Tüm bu teknikler ayrıntılı geliyorsa, çünkü öyleler. Ancak vegan et ve deniz ürünleri yapma teknolojisi gün geçtikçe daha ucuz hale geliyor ve savunucuları çevresel faydaların üretim güçlüklerinden çok daha ağır bastığına inanıyor. Hollandalı bitki bazlı et şirketi Rival Foods’un kurucu ortağı ve gıda bilimcisi Birgit Dekkers, “Aşırı avlanma ve zararlı balıkçılık uygulamalarının savunmasız okyanus ekosistemleri üzerindeki etkisi çok ciddi” diyor.

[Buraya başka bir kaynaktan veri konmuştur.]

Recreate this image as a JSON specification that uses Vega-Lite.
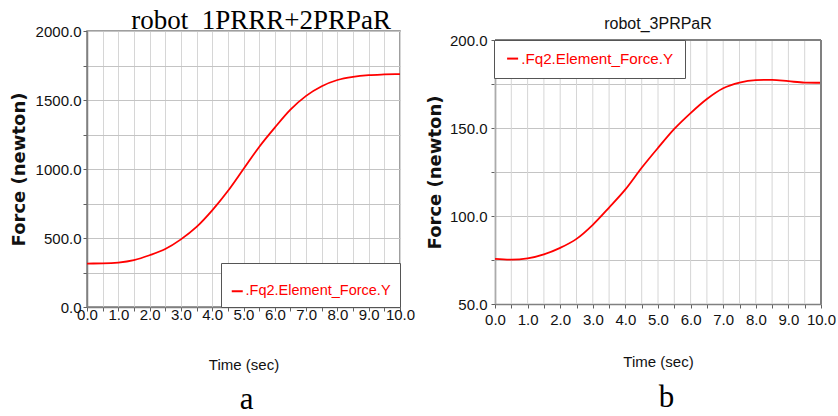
{
  "$schema": "https://vega.github.io/schema/vega-lite/v6.json",
  "background": "white",
  "padding": {"left": 9, "top": 6, "right": 2, "bottom": 2},
  "spacing": 10,
  "align": "none",
  "datasets": {
    "a": [
      {"t": 0.0, "f": 315}, {"t": 0.5, "f": 316}, {"t": 1.0, "f": 322}, {"t": 1.5, "f": 340},
      {"t": 2.0, "f": 375}, {"t": 2.5, "f": 420}, {"t": 3.0, "f": 490}, {"t": 3.5, "f": 580},
      {"t": 4.0, "f": 700}, {"t": 4.5, "f": 840}, {"t": 5.0, "f": 1000}, {"t": 5.5, "f": 1160},
      {"t": 6.0, "f": 1300}, {"t": 6.5, "f": 1430}, {"t": 7.0, "f": 1530}, {"t": 7.5, "f": 1600},
      {"t": 8.0, "f": 1645}, {"t": 8.5, "f": 1668}, {"t": 9.0, "f": 1680}, {"t": 9.5, "f": 1685},
      {"t": 10.0, "f": 1688}
    ],
    "b": [
      {"t": 0.0, "f": 75.6}, {"t": 0.5, "f": 75.2}, {"t": 1.0, "f": 75.9}, {"t": 1.5, "f": 78.2},
      {"t": 2.0, "f": 81.9}, {"t": 2.5, "f": 87.0}, {"t": 3.0, "f": 95.0}, {"t": 3.5, "f": 104.8},
      {"t": 4.0, "f": 115.1}, {"t": 4.5, "f": 127.4}, {"t": 5.0, "f": 138.7}, {"t": 5.5, "f": 149.5},
      {"t": 6.0, "f": 158.5}, {"t": 6.5, "f": 166.5}, {"t": 7.0, "f": 172.6}, {"t": 7.5, "f": 175.8},
      {"t": 8.0, "f": 177.2}, {"t": 8.5, "f": 177.4}, {"t": 9.0, "f": 176.6}, {"t": 9.5, "f": 175.8},
      {"t": 10.0, "f": 175.7}
    ]
  },
  "config": {
    "view": {"stroke": "#808080", "strokeWidth": 1.5},
    "axis": {
      "domainColor": "#808080",
      "domainWidth": 1.5,
      "tickColor": "#606060",
      "tickSize": 4,
      "labelColor": "#111111",
      "labelFont": "Liberation Sans",
      "labelFontSize": 15,
      "labelFlush": false,
      "labelOverlap": false,
      "titleColor": "#111111"
    },
    "legend": {
      "fillColor": "white",
      "strokeColor": "#555555",
      "labelColor": "#ff0000",
      "labelFont": "Liberation Sans",
      "labelLimit": 400,
      "symbolType": "stroke",
      "symbolStrokeWidth": 2,
      "symbolSize": 121,
      "labelOffset": 1,
      "offset": 0
    }
  },
  "hconcat": [
    {
      "width": 313,
      "height": 276,
      "data": {"name": "a"},
      "title": {"text": "robot\u00a0 1PRRR+2PRPaR", "font": "Liberation Serif", "fontSize": 27, "fontWeight": "normal", "anchor": "end", "frame": "group", "dx": -9, "offset": -11, "color": "#000000"},
      "resolve": {"axis": {"x": "independent"}},
      "layer": [
        {
          "mark": {"type": "line", "color": "#ff0000", "strokeWidth": 1.8, "interpolate": "monotone"},
          "encoding": {
            "x": {"field": "t", "type": "quantitative", "scale": {"domain": [0, 10], "nice": false},
              "axis": {"values": [0,0.5,1,1.5,2,2.5,3,3.5,4,4.5,5,5.5,6,6.5,7,7.5,8,8.5,9,9.5,10],
                "labelExpr": "datum.value % 1 === 0 ? format(datum.value, '.1f') : ''",
                "grid": true, "gridColor": "#d6d6d6", "labelPadding": -4,
                "title": "Time (sec)", "titleFont": "Liberation Sans", "titleFontSize": 15, "titleFontWeight": "normal", "titlePadding": 35}},
            "y": {"field": "f", "type": "quantitative", "scale": {"domain": [0, 2000], "nice": false},
              "axis": {"values": [0,250,500,750,1000,1250,1500,1750,2000],
                "labelExpr": "datum.value % 500 === 0 ? format(datum.value, '.1f') : ''",
                "grid": true, "gridColor": "#c4c4c4", "labelPadding": 2,
                "title": "Force (newton)", "titleFont": "DejaVu Sans", "titleFontSize": 18, "titleFontWeight": "bold", "titlePadding": 7}},
            "color": {"datum": ".Fq2.Element_Force.Y", "type": "nominal", "scale": {"range": ["#ff0000"]},
              "legend": {"orient": "bottom-right", "padding": 9, "labelFontSize": 14.5, "title": " ", "titleFontSize": 10, "titlePadding": 2}}
          }
        },
        {
          "mark": {"type": "point", "opacity": 0},
          "encoding": {
            "x": {"field": "t", "type": "quantitative",
              "axis": {"orient": "bottom", "labels": false, "ticks": false, "domain": false, "grid": false,
                "title": "a", "titleFont": "Liberation Serif", "titleFontSize": 31, "titleFontWeight": "normal", "titlePadding": 77, "titleX": 159, "titleColor": "#000000"}}
          }
        }
      ]
    },
    {
      "width": 326,
      "height": 273,
      "view": {"stroke": null},
      "data": {"name": "b"},
      "title": {"text": "robot_3PRPaR", "font": "Liberation Sans", "fontSize": 16, "fontWeight": "normal", "anchor": "middle", "frame": "group", "offset": -1, "color": "#111111"},
      "resolve": {"axis": {"x": "independent"}},
      "layer": [
        {
          "mark": {"type": "rule", "color": "#d6d6d6", "strokeWidth": 1},
          "encoding": {
            "x": {"field": "t", "type": "quantitative", "scale": {"domain": [0, 10], "nice": false},
              "axis": {"values": [0,0.5,1,1.5,2,2.5,3,3.5,4,4.5,5,5.5,6,6.5,7,7.5,8,8.5,9,9.5,10],
                "labelExpr": "datum.value % 1 === 0 ? format(datum.value, '.1f') : ''",
                "grid": false, "labelPadding": 4,
                "title": "Time (sec)", "titleFont": "Liberation Sans", "titleFontSize": 15, "titleFontWeight": "normal", "titlePadding": 27}},
            "y": {"datum": 50, "type": "quantitative", "scale": {"domain": [50, 200], "nice": false, "zero": false, "range": [273, 9]},
              "axis": {"values": [50,75,100,125,150,175,200],
                "labelExpr": "datum.value % 50 === 0 ? format(datum.value, '.1f') : ''",
                "grid": true, "gridColor": "#c4c4c4", "labelPadding": 4,
                "title": "Force (newton)", "titleFont": "DejaVu Sans", "titleFontSize": 18, "titleFontWeight": "bold", "titlePadding": 5}},
            "y2": {"datum": 200}
          }
        },
        {
          "mark": {"type": "line", "color": "#ff0000", "strokeWidth": 1.8, "interpolate": "monotone"},
          "encoding": {
            "x": {"field": "t", "type": "quantitative", "axis": null},
            "y": {"field": "f", "type": "quantitative"},
            "color": {"datum": ".Fq2.Element_Force.Y", "type": "nominal", "scale": {"range": ["#ff0000"]},
              "legend": {"orient": "none", "legendX": -1, "legendY": 9, "padding": 11, "labelFontSize": 15.2, "title": null}}
          }
        },
        {
          "mark": {"type": "rule", "color": "#808080", "strokeWidth": 1.5},
          "encoding": {"y": {"datum": 200, "type": "quantitative"}}
        },
        {
          "mark": {"type": "rule", "color": "#808080", "strokeWidth": 1.5},
          "encoding": {"x": {"datum": 10, "type": "quantitative", "axis": null}, "y": {"datum": 50, "type": "quantitative"}, "y2": {"datum": 200}}
        },
        {
          "mark": {"type": "point", "opacity": 0},
          "encoding": {
            "x": {"field": "t", "type": "quantitative",
              "axis": {"orient": "bottom", "labels": false, "ticks": false, "domain": false, "grid": false,
                "title": "b", "titleFont": "Liberation Serif", "titleFontSize": 31, "titleFontWeight": "normal", "titlePadding": 78, "titleX": 171, "titleColor": "#000000"}}
          }
        }
      ]
    }
  ]
}
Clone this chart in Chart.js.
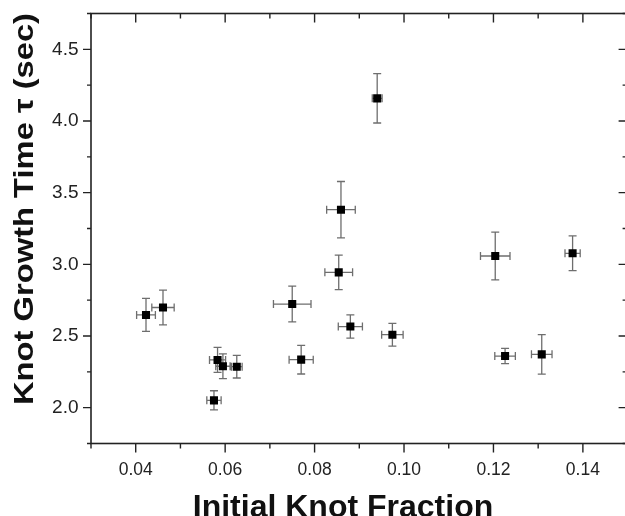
<!DOCTYPE html>
<html lang="en">
<head>
<meta charset="UTF-8">
<title>Knot Growth Time</title>
<script src="https://cdn.jsdelivr.net/npm/chart.js"></script>
<style>
    body {
        margin: 0;
        padding: 0;
        background: #fff;
        overflow: hidden;
    }
    .chart-clip {
        width: 625px;
        height: 516px;
        overflow: hidden; /* plot frame runs a little past the right edge */
    }
    .chart-box {
        position: relative;
        width: 640px;
        height: 516px;
    }
</style>
</head>
<body>
<div class="chart-clip">
    <div class="chart-box">
        <canvas id="knotChart"></canvas>
    </div>
</div>

<script>
// measured knot fraction vs growth time, with errors on both axes
const knotFraction = [0.0423, 0.0461, 0.0575, 0.0583, 0.0595, 0.0626, 0.0750, 0.0770, 0.0854, 0.0859, 0.0880, 0.0940, 0.0974, 0.1204, 0.1226, 0.1308, 0.1377];
const growthTime   = [2.647, 2.699, 2.051, 2.333, 2.289, 2.286, 2.723, 2.335, 2.944, 3.381, 2.566, 4.158, 2.509, 3.058, 2.360, 2.372, 3.077];
const fractionErr  = [0.0021, 0.0025, 0.0016, 0.0018, 0.0016, 0.0012, 0.0042, 0.0027, 0.0031, 0.0032, 0.0027, 0.0011, 0.0024, 0.0033, 0.0023, 0.0023, 0.0017];
const timeErr      = [0.115, 0.121, 0.067, 0.087, 0.086, 0.079, 0.125, 0.100, 0.120, 0.197, 0.081, 0.172, 0.079, 0.167, 0.053, 0.138, 0.121];

// axis ticks
const xTicks = [0.04, 0.06, 0.08, 0.10, 0.12, 0.14];
const xMinorTicks = [0.03, 0.05, 0.07, 0.09, 0.11, 0.13, 0.15];
const yTicks = [2.0, 2.5, 3.0, 3.5, 4.0, 4.5];
const yMinorTicks = [1.75, 2.25, 2.75, 3.25, 3.75, 4.25, 4.75];

const xTitle = 'Initial Knot Fraction';
const yTitle = 'Knot Growth Time \u03C4 (sec)';

const points = knotFraction.map((v, i) => ({ x: v, y: growthTime[i] }));

// error bars go under the markers
const errorBars = {
    id: 'errorBars',
    beforeDatasetsDraw(chart) {
        const { ctx, scales: { x, y } } = chart;
        const cap = 4;
        ctx.save();
        ctx.strokeStyle = '#6e6e6e';
        ctx.lineWidth = 1.3;
        ctx.beginPath();
        knotFraction.forEach((v, i) => {
            const px = x.getPixelForValue(v);
            const py = y.getPixelForValue(growthTime[i]);
            const x1 = x.getPixelForValue(v - fractionErr[i]);
            const x2 = x.getPixelForValue(v + fractionErr[i]);
            const y1 = y.getPixelForValue(growthTime[i] + timeErr[i]);
            const y2 = y.getPixelForValue(growthTime[i] - timeErr[i]);
            // horizontal
            ctx.moveTo(x1, py); ctx.lineTo(x2, py);
            ctx.moveTo(x1, py - cap); ctx.lineTo(x1, py + cap);
            ctx.moveTo(x2, py - cap); ctx.lineTo(x2, py + cap);
            // vertical
            ctx.moveTo(px, y1); ctx.lineTo(px, y2);
            ctx.moveTo(px - cap, y1); ctx.lineTo(px + cap, y1);
            ctx.moveTo(px - cap, y2); ctx.lineTo(px + cap, y2);
        });
        ctx.stroke();
        ctx.restore();
    }
};

// box frame with major/minor ticks, plus the axis titles
const frame = {
    id: 'frame',
    afterDraw(chart) {
        const { ctx, chartArea: a, scales: { x, y } } = chart;
        ctx.save();
        ctx.strokeStyle = '#222';
        ctx.lineWidth = 1.6;
        ctx.strokeRect(a.left, a.top, a.right - a.left, a.bottom - a.top);

        ctx.lineWidth = 1.4;
        ctx.beginPath();
        const xt = (v, big) => {
            const px = x.getPixelForValue(v);
            ctx.moveTo(px, a.bottom); ctx.lineTo(px, a.bottom + (big ? 9 : 5));
            ctx.moveTo(px, a.top); ctx.lineTo(px, a.top + (big ? 9 : 5));
        };
        const yt = (v, big) => {
            const py = y.getPixelForValue(v);
            ctx.moveTo(a.left, py); ctx.lineTo(a.left - (big ? 8 : 4), py);
            ctx.moveTo(a.right, py); ctx.lineTo(a.right - (big ? 9 : 5), py);
        };
        xTicks.forEach(v => xt(v, true));
        xMinorTicks.forEach(v => xt(v, false));
        yTicks.forEach(v => yt(v, true));
        yMinorTicks.forEach(v => yt(v, false));
        ctx.stroke();

        ctx.fillStyle = '#111';
        ctx.textAlign = 'center';
        ctx.textBaseline = 'alphabetic';
        ctx.font = 'bold 32px "Liberation Sans", Arial, sans-serif';
        ctx.fillText(xTitle, 343, 517);

        ctx.translate(32.5, 209);
        ctx.rotate(-Math.PI / 2);
        ctx.font = 'bold 28px "Liberation Sans", Arial, sans-serif';
        const w = ctx.measureText(yTitle).width;
        ctx.scale(392 / w, 1);
        ctx.fillText(yTitle, 0, 0);
        ctx.restore();
    }
};

const ctx = document.getElementById('knotChart').getContext('2d');
const knotChart = new Chart(ctx, {
    type: 'scatter',
    data: {
        datasets: [{
            label: 'Knot growth',
            data: points,
            pointStyle: 'rect',
            pointRadius: 5.7,
            pointHoverRadius: 5.7,
            backgroundColor: '#000',
            borderColor: '#000',
            borderWidth: 0
        }]
    },
    options: {
        responsive: true,
        maintainAspectRatio: false,
        animation: false,
        layout: {
            padding: { left: 0, top: 13.5, right: 12.4, bottom: 0 }
        },
        plugins: {
            legend: { display: false },
            tooltip: { enabled: false }
        },
        scales: {
            x: {
                type: 'linear',
                min: 0.03,
                max: 0.15,
                grid: { display: false, drawTicks: false },
                border: { display: false },
                afterBuildTicks: s => { s.ticks = xTicks.map(v => ({ value: v })); },
                afterFit: s => { s.height = 72.5; s.paddingLeft = 0; s.paddingRight = 0; },
                ticks: {
                    padding: 16,
                    color: '#222',
                    font: { family: '"Liberation Sans", Arial, sans-serif', size: 17.5 },
                    callback: v => v.toFixed(2)
                }
            },
            y: {
                type: 'linear',
                min: 1.75,
                max: 4.75,
                grid: { display: false, drawTicks: false },
                border: { display: false },
                afterBuildTicks: s => { s.ticks = yTicks.map(v => ({ value: v })); },
                afterFit: s => { s.width = 91; s.paddingTop = 0; s.paddingBottom = 0; },
                ticks: {
                    padding: 12.5,
                    color: '#222',
                    font: { family: '"Liberation Sans", Arial, sans-serif', size: 19 },
                    callback: v => v.toFixed(1)
                }
            }
        }
    },
    plugins: [errorBars, frame]
});
</script>
</body>
</html>
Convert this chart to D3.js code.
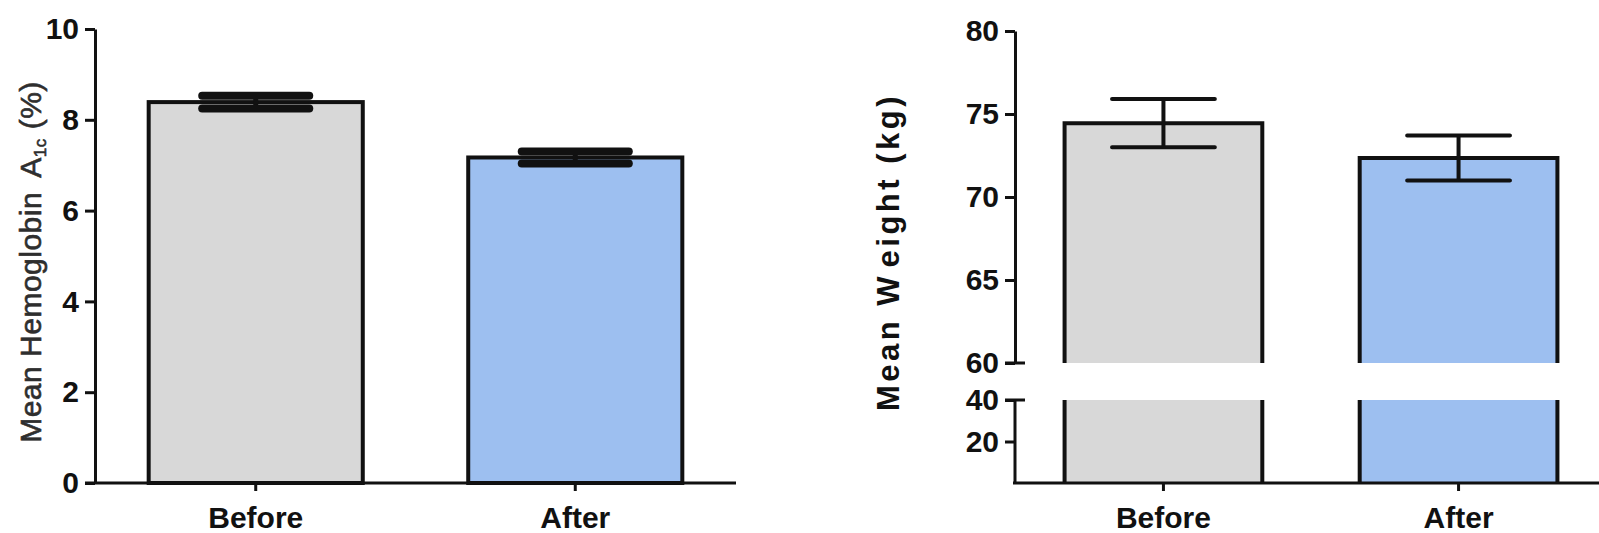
<!DOCTYPE html>
<html>
<head>
<meta charset="utf-8">
<script src="https://cdn.jsdelivr.net/npm/d3@7"></script>
<style>
  html, body { margin: 0; padding: 0; background: #ffffff; }
  svg { display: block; }
  .tick text, .lbl { font-family: "Liberation Sans", Arial, sans-serif; font-weight: bold; fill: #111; }
</style>
</head>
<body>
<svg id="chart" width="1599" height="533"></svg>
<script>
// Groups compared in both panels
const groups = ["Before", "After"];
const groupFill = ["#d8d8d8", "#9dbff0"];

// Panel A: mean hemoglobin A1c (%) with SEM
const hba1cMean = [8.39, 7.17];
const hba1cErr = [0.14, 0.13];
const hba1cTicks = [0, 2, 4, 6, 8, 10];

// Panel B: mean weight (kg) with SEM, on a broken axis
const weightMean = [74.45, 72.35];
const weightErr = [1.45, 1.35];
const weightTicksUpper = [60, 65, 70, 75, 80];
const weightTicksLower = [20, 40];

const svg = d3.select("#chart");
const INK = "#111";

function styleAxis(g, labelScale) {
  g.selectAll(".domain").attr("stroke", INK).attr("stroke-width", 3);
  g.selectAll(".tick line").attr("stroke", INK).attr("stroke-width", 3);
  g.selectAll(".tick text")
    .attr("font-size", 30)
    .attr("font-family", "Liberation Sans, Arial, sans-serif")
    .attr("font-weight", "bold")
    .attr("fill", INK);
  if (labelScale) g.selectAll(".tick text").attr("transform", `scale(${labelScale},1)`);
}

function bandScale(range) {
  return d3.scaleBand().domain(groups).range(range)
    .paddingInner(0.33).paddingOuter(0.168);
}

// ---------- Panel A ----------
const yA = d3.scaleLinear().domain([0, 10]).range([483, 29]);
const xA = bandScale([95, 736]);
const gA = svg.append("g");

gA.selectAll("rect.bar").data(groups).join("rect")
  .attr("class", "bar")
  .attr("x", d => xA(d))
  .attr("width", xA.bandwidth())
  .attr("y", (d, i) => yA(hba1cMean[i]))
  .attr("height", (d, i) => yA(0) - yA(hba1cMean[i]))
  .attr("fill", (d, i) => groupFill[i])
  .attr("stroke", INK).attr("stroke-width", 4);

// error bars
const errA = gA.selectAll("g.err").data(groups).join("g").attr("class", "err");
errA.append("line")
  .attr("x1", d => xA(d) + xA.bandwidth() / 2).attr("x2", d => xA(d) + xA.bandwidth() / 2)
  .attr("y1", (d, i) => yA(hba1cMean[i] + hba1cErr[i])).attr("y2", (d, i) => yA(hba1cMean[i] - hba1cErr[i]))
  .attr("stroke", INK).attr("stroke-width", 5);
[1, -1].forEach(s => {
  errA.append("line")
    .attr("x1", d => xA(d) + xA.bandwidth() * 0.25).attr("x2", d => xA(d) + xA.bandwidth() * 0.75)
    .attr("y1", (d, i) => yA(hba1cMean[i] + s * hba1cErr[i])).attr("y2", (d, i) => yA(hba1cMean[i] + s * hba1cErr[i]))
    .attr("stroke", INK).attr("stroke-width", 8).attr("stroke-linecap", "round");
});

gA.append("g").attr("transform", `translate(95,0)`)
  .call(d3.axisLeft(yA).tickValues(hba1cTicks).tickFormat(d3.format("d")).tickSize(10).tickSizeOuter(0).tickPadding(6))
  .call(g => styleAxis(g, null));

gA.append("g").attr("transform", `translate(0,483)`)
  .call(d3.axisBottom(xA).tickSize(8).tickSizeOuter(0).tickPadding(8))
  .call(g => styleAxis(g, null))
  .call(g => g.select(".domain").attr("d", `M85,0H${xA.range()[1]}`))
  .call(g => g.selectAll(".tick text").attr("dy", "0.95em"));

gA.append("text").attr("class", "lbl")
  .attr("transform", "translate(41,262) rotate(-90)")
  .attr("text-anchor", "middle")
  .attr("font-size", 30).attr("letter-spacing", 0.5)
  .style("font-weight", "normal").style("fill", "#2e2e2e")
  .attr("stroke", "#2e2e2e").attr("stroke-width", 0.6)
  .call(t => {
    t.append("tspan").text("Mean Hemoglobin");
    t.append("tspan").attr("dx", 14).text("A");
    t.append("tspan").attr("font-size", 17).attr("dy", 5).text("1c");
    t.append("tspan").attr("dy", -5).attr("dx", 9).text("(%)");
  });

// ---------- Panel B ----------
const yHi = d3.scaleLinear().domain([60, 80]).range([363, 31]);
const yLo = d3.scaleLinear().domain([0, 40]).range([483, 400]);
const xB = bandScale([1015, 1607]);
const gB = svg.append("g");

// bar pieces: upper segment from mean down to 60, lower segment 0..40
groups.forEach((d, i) => {
  const x0 = xB(d), x1 = xB(d) + xB.bandwidth();
  const yTop = yHi(weightMean[i]);
  gB.append("rect").attr("x", x0).attr("width", x1 - x0)
    .attr("y", yTop).attr("height", yHi(60) - yTop).attr("fill", groupFill[i]);
  gB.append("rect").attr("x", x0).attr("width", x1 - x0)
    .attr("y", yLo(40)).attr("height", yLo(0) - yLo(40)).attr("fill", groupFill[i]);
  gB.append("path")
    .attr("d", `M${x0},${yHi(60)}V${yTop}H${x1}V${yHi(60)}M${x0},${yLo(40)}V${yLo(0)}M${x1},${yLo(40)}V${yLo(0)}`)
    .attr("fill", "none").attr("stroke", INK).attr("stroke-width", 4).attr("stroke-linejoin", "miter");
  const cx = x0 + xB.bandwidth() / 2;
  const hw = xB.bandwidth() * 0.26;
  const yU = yHi(weightMean[i] + weightErr[i]), yD = yHi(weightMean[i] - weightErr[i]);
  gB.append("path")
    .attr("d", `M${cx},${yU}V${yD}M${cx - hw},${yU}H${cx + hw}M${cx - hw},${yD}H${cx + hw}`)
    .attr("fill", "none").attr("stroke", INK).attr("stroke-width", 4).attr("stroke-linecap", "round");
});

gB.append("g").attr("transform", `translate(1015,0)`)
  .call(d3.axisLeft(yHi).tickValues(weightTicksUpper).tickSize(10).tickSizeOuter(0).tickPadding(6))
  .call(g => styleAxis(g, null));
gB.append("g").attr("transform", `translate(1015,0)`)
  .call(d3.axisLeft(yLo).tickValues(weightTicksLower).tickSize(10).tickSizeOuter(0).tickPadding(6))
  .call(g => styleAxis(g, null))
  .call(g => g.select(".domain").attr("d", `M0,${yLo(40)}V${yLo(0)}`));

// break markers crossing the axis
gB.append("path")
  .attr("d", `M1005,${yHi(60)}H1025M1005,${yLo(40)}H1025`)
  .attr("stroke", INK).attr("stroke-width", 3);

gB.append("g").attr("transform", `translate(0,483)`)
  .call(d3.axisBottom(xB).tickSize(8).tickSizeOuter(0).tickPadding(8))
  .call(g => styleAxis(g, null))
  .call(g => g.select(".domain").attr("d", `M1013,0H${xB.range()[1]}`))
  .call(g => g.selectAll(".tick text").attr("dy", "0.95em"));

gB.append("text").attr("class", "lbl")
  .attr("transform", "translate(899,252) rotate(-90)")
  .attr("text-anchor", "middle")
  .attr("font-size", 31).attr("letter-spacing", 3.5)
  .call(t => {
    t.append("tspan").text("Mean W");
    t.append("tspan").attr("dx", 6).text("eight (kg)");
  });
</script>
</body>
</html>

Birleşmiş Milletler Gıda ve Tarım Örgütü’ne göre, aşırı avlanma ve habitat tahribatı küresel balık stoklarının üçte birinden fazlasını tüketti. Bu sadece su ekosistemlerine zarar vermekle kalmaz, karbon depolamak için mevcut türlerin sayısını azaltarak küresel iklim değişikliğine bile katkıda bulunabilir. Bryson, “Okyanus trol avcılığının genel karbon ayak izi, tüm havacılık endüstrisinin karbon ayak izine eşdeğerdir” diyor.

Daha fazla insanı sürdürülebilir bitki bazlı deniz ürünlerine geçmeye ikna etmek iklim değişikliğini düzeltmeyecek. Ancak denizde her zaman bol miktarda balık olmasını sağlamaya yönelik bir adım olabilir.